Source data
------------------------

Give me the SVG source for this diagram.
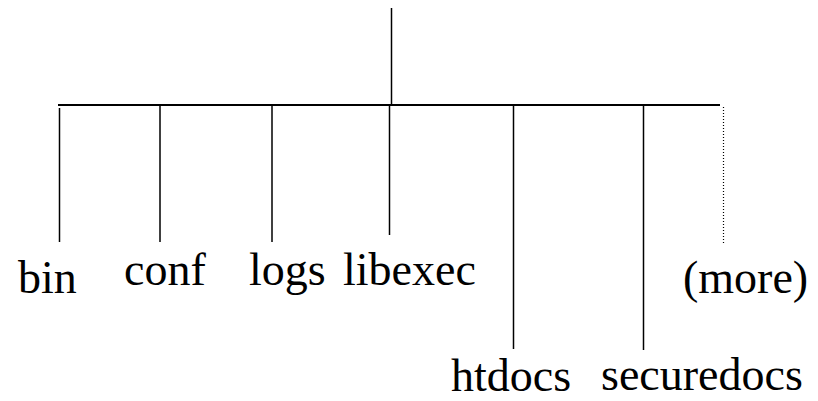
<svg xmlns="http://www.w3.org/2000/svg" width="818" height="401" viewBox="0 0 818 401">
<style>
.ln{stroke:#000;stroke-width:1.5;fill:none}
.bar{stroke:#000;stroke-width:2.2;fill:none}
.dot{stroke:#000;stroke-width:1.2;stroke-dasharray:1 2;fill:none}
text{font-family:"Liberation Serif","Times New Roman",serif;font-size:46px;fill:#000}
</style>
<rect width="818" height="401" fill="#fff"/>
<g id="connectors">
<line class="ln" x1="391.5" y1="8" x2="391.5" y2="104"/>
<line class="bar" x1="58" y1="105" x2="720" y2="105"/>
<line class="ln" x1="59.5" y1="108" x2="59.5" y2="242"/>
<line class="ln" x1="160" y1="106" x2="160" y2="242"/>
<line class="ln" x1="272" y1="106" x2="272" y2="242"/>
<line class="ln" x1="389.5" y1="106" x2="389.5" y2="235"/>
<line class="ln" x1="513.5" y1="106" x2="513.5" y2="349"/>
<line class="ln" x1="643.5" y1="106" x2="643.5" y2="350"/>
<line class="dot" x1="723.5" y1="107" x2="723.5" y2="243"/>
</g>
<g id="bin"><text x="18" y="293">bin</text></g>
<g id="conf"><text x="124" y="285">conf</text></g>
<g id="logs"><text x="249" y="285">logs</text></g>
<g id="libexec"><text x="343" y="285">libexec</text></g>
<g id="htdocs"><text x="451" y="391">htdocs</text></g>
<g id="securedocs"><text x="601" y="390">securedocs</text></g>
<g id="more"><text x="683" y="293">(more)</text></g>
</svg>
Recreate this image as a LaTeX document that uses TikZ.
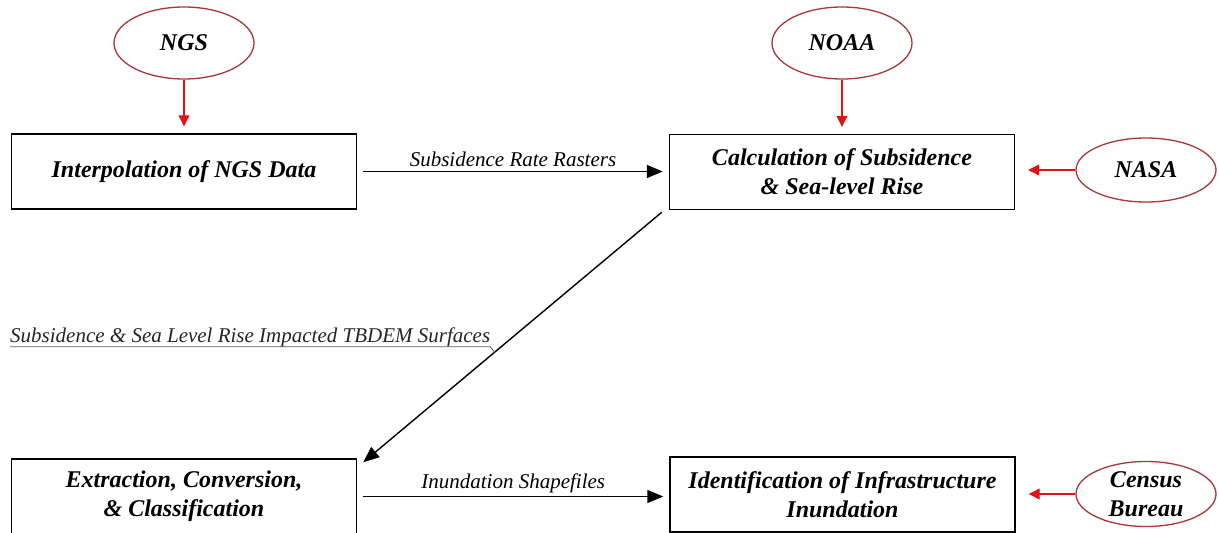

------------------------

What the task requires :: Repeat the data exactly in full, omitting its pictures.

Exercise response ::
Give me the SVG source for this diagram.
<svg xmlns="http://www.w3.org/2000/svg" width="818" height="401" viewBox="0 0 818 401">
<style>
.ln{stroke:#000;stroke-width:1.5;fill:none}
.bar{stroke:#000;stroke-width:2.2;fill:none}
.dot{stroke:#000;stroke-width:1.2;stroke-dasharray:1 2;fill:none}
text{font-family:"Liberation Serif","Times New Roman",serif;font-size:46px;fill:#000}
</style>
<rect width="818" height="401" fill="#fff"/>
<g id="connectors">
<line class="ln" x1="391.5" y1="8" x2="391.5" y2="104"/>
<line class="bar" x1="58" y1="105" x2="720" y2="105"/>
<line class="ln" x1="59.5" y1="108" x2="59.5" y2="242"/>
<line class="ln" x1="160" y1="106" x2="160" y2="242"/>
<line class="ln" x1="272" y1="106" x2="272" y2="242"/>
<line class="ln" x1="389.5" y1="106" x2="389.5" y2="235"/>
<line class="ln" x1="513.5" y1="106" x2="513.5" y2="349"/>
<line class="ln" x1="643.5" y1="106" x2="643.5" y2="350"/>
<line class="dot" x1="723.5" y1="107" x2="723.5" y2="243"/>
</g>
<g id="bin"><text x="18" y="293">bin</text></g>
<g id="conf"><text x="124" y="285">conf</text></g>
<g id="logs"><text x="249" y="285">logs</text></g>
<g id="libexec"><text x="343" y="285">libexec</text></g>
<g id="htdocs"><text x="451" y="391">htdocs</text></g>
<g id="securedocs"><text x="601" y="390">securedocs</text></g>
<g id="more"><text x="683" y="293">(more)</text></g>
</svg>
Recreate this image as a LaTeX document that uses TikZ.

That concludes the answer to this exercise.